Un accord porteur des germes de la crise actuelle

Dans le camp du président Tshisekdi, en allant à cette entente, on cherchait tout juste à s’emparer du pouvoir, pour ensuite utiliser les leviers notamment de la répression contre Joseph Kabila. Une croyance largement partagée en Afrique suggérant qu’une fois qu’on est installé sur le trône, on peut, avec les énormes ressources et les outils de répression dont on dispose, contrôler et inverser toute les tendances. Sauf que de la part de Joseph Kabila, manifestement, on avait jaugé et compris que Tshisekedi n’est pas apte à tenir la barque. Et qu’au besoin, c’est par ce dernier que le retour au pouvoir était le plus garanti.
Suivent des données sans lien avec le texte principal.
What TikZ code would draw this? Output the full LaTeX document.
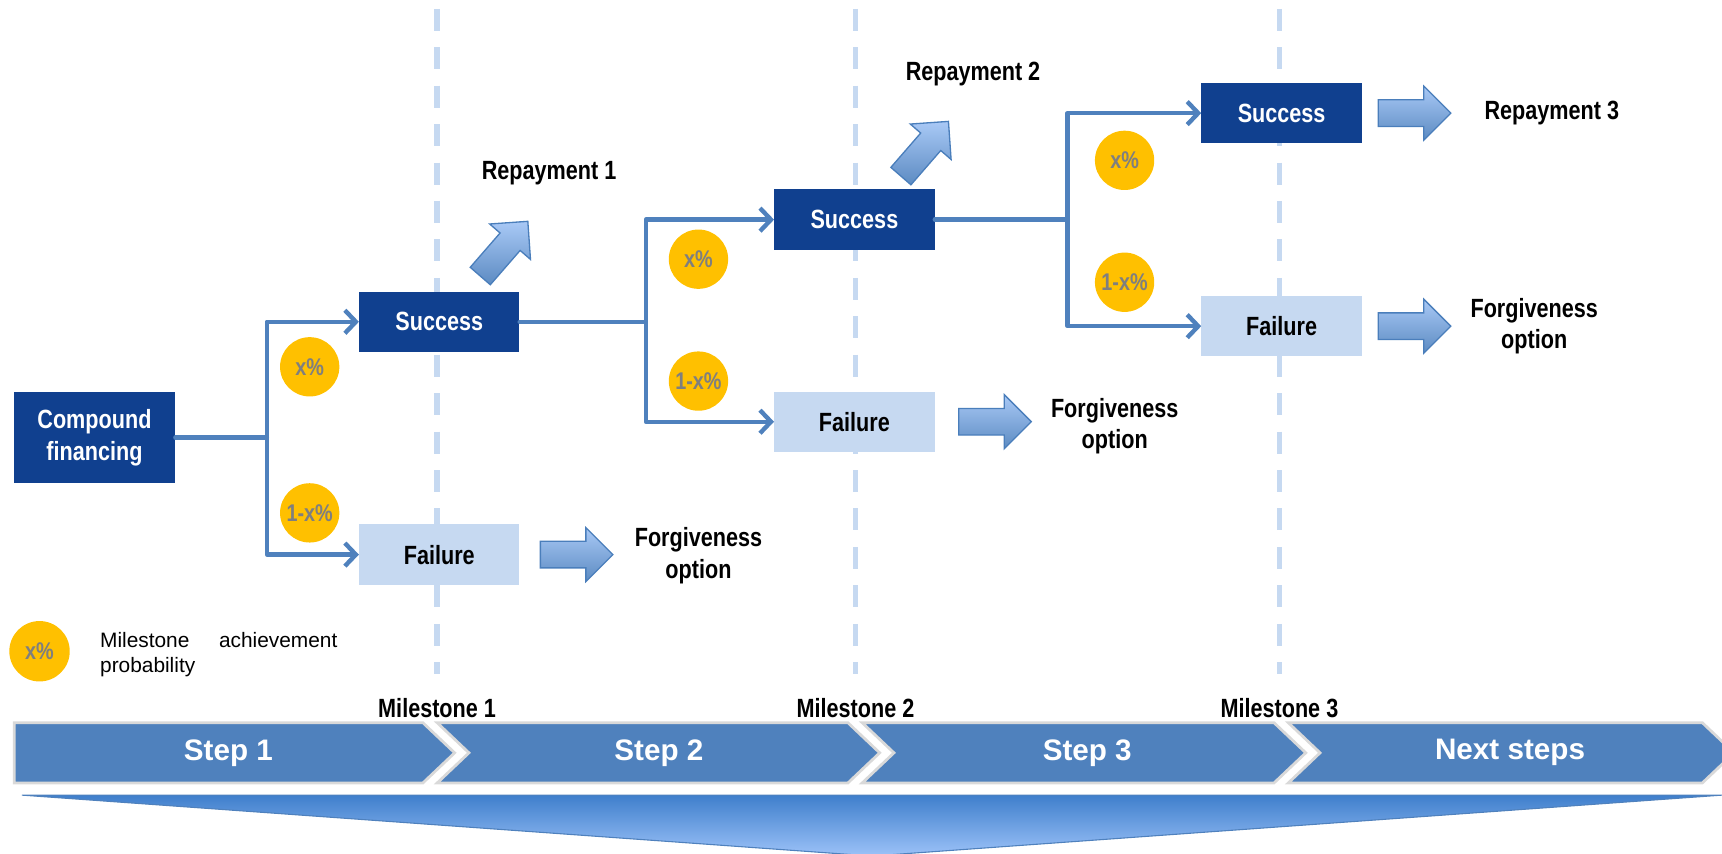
\documentclass[tikz,border=0pt]{standalone}
\usepackage{fontspec}
\setmainfont{Liberation Sans}
\newfontfamily\narrowfont{Liberation Sans}[FakeStretch=0.82]
\usetikzlibrary{arrows.meta,shapes.arrows}

\definecolor{darkbox}{HTML}{10408F}
\definecolor{lightbox}{HTML}{C6D9F1}
\definecolor{linkblue}{HTML}{4F81BD}
\definecolor{dashblue}{HTML}{C6D9F1}
\definecolor{probyellow}{HTML}{FFC000}
\definecolor{probgray}{HTML}{7F7F7F}
\definecolor{arrowlight}{HTML}{A9C9F6}
\definecolor{arrowdark}{HTML}{4A7EBB}
\definecolor{wedgetop}{HTML}{3F7FCC}
\definecolor{wedgebottom}{HTML}{9CC2F8}

\tikzset{
  success/.style={fill=darkbox, text=white, minimum width=146pt, minimum height=55pt,
    inner sep=0pt, align=center, font=\narrowfont\bfseries\fontsize{24}{29}\selectfont},
  failure/.style={success, fill=lightbox, text=black},
  prob/.style={circle, fill=probyellow, minimum size=54pt, inner sep=0pt, text=probgray,
    font=\narrowfont\bfseries\fontsize{22}{26}\selectfont},
  outcome/.style={align=center, inner sep=0pt, font=\narrowfont\bfseries\fontsize{24}{29}\selectfont},
  link/.style={draw=linkblue, line width=4pt, line cap=round, line join=round},
  linkto/.style={link, -{Straight Barb[length=10pt,width=21pt]}},
  blockarrow/.style={single arrow, draw=arrowdark, line width=1.2pt, top color=arrowlight,
    bottom color=arrowdark!90, minimum height=66pt, minimum width=48pt,
    single arrow head extend=12.5pt, inner xsep=0pt, inner ysep=11.5pt},
  milestoneline/.style={draw=dashblue, line width=5pt, dash pattern=on 20pt off 15pt},
  milestone/.style={inner sep=0pt, font=\narrowfont\bfseries\fontsize{24}{28}\selectfont},
  chevron/.style={fill=linkblue, draw=black!15, line width=2.5pt, line join=miter},
  steplabel/.style={text=white, inner sep=0pt, font=\bfseries\fontsize{27}{32}\selectfont},
}

\begin{document}
\begin{tikzpicture}[x=1pt,y=-1pt]
    \useasboundingbox (0,0) rectangle (1568,777);

    % milestones
    \foreach \mx/\mn in {398/1,779/2,1165/3}{
        \draw[milestoneline] (\mx,8) -- (\mx,614);
        \node[milestone] (ms\mn) at (\mx,645) {Milestone \mn};
    }

    % steps
    \filldraw[chevron] (13,658) -- (385,658) -- (414,685.5) -- (385,713) -- (13,713) -- cycle;
    \foreach \xl/\xr in {398/772,785/1160,1173/1550}
        \filldraw[chevron] (\xl,658) -- (\xr,658) -- (\xr+29,685.5) -- (\xr,713)
            -- (\xl,713) -- (\xl+29,685.5) -- cycle;
    \node[steplabel] (st1) at (208,685.5) {Step 1};
    \node[steplabel] (st2) at (600,685.5) {Step 2};
    \node[steplabel] (st3) at (990,685.5) {Step 3};
    \node[steplabel] (st4) at (1375,685.5) {Next steps};
    \shadedraw[top color=wedgetop, bottom color=wedgebottom, draw=linkblue, line width=1pt]
        (20,724) -- (1568,724) -- (794,779.5) -- cycle;

    % boxes
    \node[success] (cf) at (86,398.5) [minimum width=147pt, minimum height=83pt] {Compound\\financing};
    \node[success] (s1) at (400,293) {Success};
    \node[failure] (f1) at (400,505) {Failure};
    \node[success] (s2) at (778,200) {Success};
    \node[failure] (f2) at (778,384) {Failure};
    \node[success] (s3) at (1167,103) {Success};
    \node[failure] (f3) at (1167,297) {Failure};

    % tree
    \coordinate (t1) at (243,398.5);
    \coordinate (t2) at (588,293);
    \coordinate (t3) at (972,200);
    \draw[link] (cf.east) -- (t1);
    \draw[linkto] (t1) |- (s1.west);
    \draw[linkto] (t1) |- (f1.west);
    \draw[link] (s1.east) -- (t2);
    \draw[linkto] (t2) |- (s2.west);
    \draw[linkto] (t2) |- (f2.west);
    \draw[link] (s2.east) -- (t3);
    \draw[linkto] (t3) |- (s3.west);
    \draw[linkto] (t3) |- (f3.west);

    \node[prob] (p1a) at (282,334) {x\%};
    \node[prob] (p1b) at (282,467) {1-x\%};
    \node[prob] (p2a) at (636,236) {x\%};
    \node[prob] (p2b) at (636,347) {1-x\%};
    \node[prob] (p3a) at (1024,146) {x\%};
    \node[prob] (p3b) at (1024,257) {1-x\%};

    % outcomes
    \node[blockarrow, rotate=49] (ba1) at (455,231) {};
    \node[blockarrow, rotate=49] (ba2) at (838,140) {};
    \node[blockarrow] (bf1) at (519,505) {};
    \node[blockarrow] (bf2) at (900,384) {};
    \node[blockarrow] (bs3) at (1282,103) {};
    \node[blockarrow] (bf3) at (1282,297) {};
    \node[outcome] (rep1) at (500,158) {Repayment 1};
    \node[outcome] (rep2) at (886,67) {Repayment 2};
    \node[outcome] (rep3) at (1413,103) {Repayment 3};
    \node[outcome] (fo1) at (636,506) {Forgiveness\\option};
    \node[outcome] (fo2) at (1015,388) {Forgiveness\\option};
    \node[outcome] (fo3) at (1397,297) {Forgiveness\\option};

    % legend
    \node[prob, minimum size=55pt] (lg) at (36,593) {x\%};
    \node[anchor=north west, inner sep=0pt, text width=216pt, align=justify,
          font=\fontsize{19}{22}\selectfont] (lgtext) at (91,576)
          {Milestone achievement probability};
\end{tikzpicture}
\end{document}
Bref, au-delà des suffrages des citoyens que les deux avaient indument détournés, il y a que leur accord était en soi porteur des germes de la crise que l’on connait aujourd’hui.

Une démarche pertinente mais tardive

En effet, depuis, la classe politique est divisée autour de ce marché de dupes. Ce qui fait qu’aucune concertation n’a été menée pour dégager notamment une attitude consensuelle à adopter face aux rebelles du M23. Quand le président congolais, faisant dans le déni, avait tendance à assimiler la guerre à quelque chose de trop lointain et marginal, ses opposants utilisaient les réseaux sociaux et les médias aussi bien congolais qu’étrangers, pour dénoncer son insensibilité et son irresponsabilité. Des opposants dont les critiques n’ont pas non plus aidé à booster le moral des troupes congolaises. Et cette ligne de fracture est très vite passée de la classe politique à la société congolaise, dans son ensemble. Or, il est notoirement connu qu’un pays n’est pas nécessairement apte à se défendre face à une agression, quand ses composantes sont elles-mêmes divisées. La démarche de la CENCO et l’ECC est donc à la fois pertinente et opportune. Mais elle pourrait bien être tardive. Car un adage populaire enseigne ceci : « ce n’est pas le jour de la battue qu’on dresse son chien ».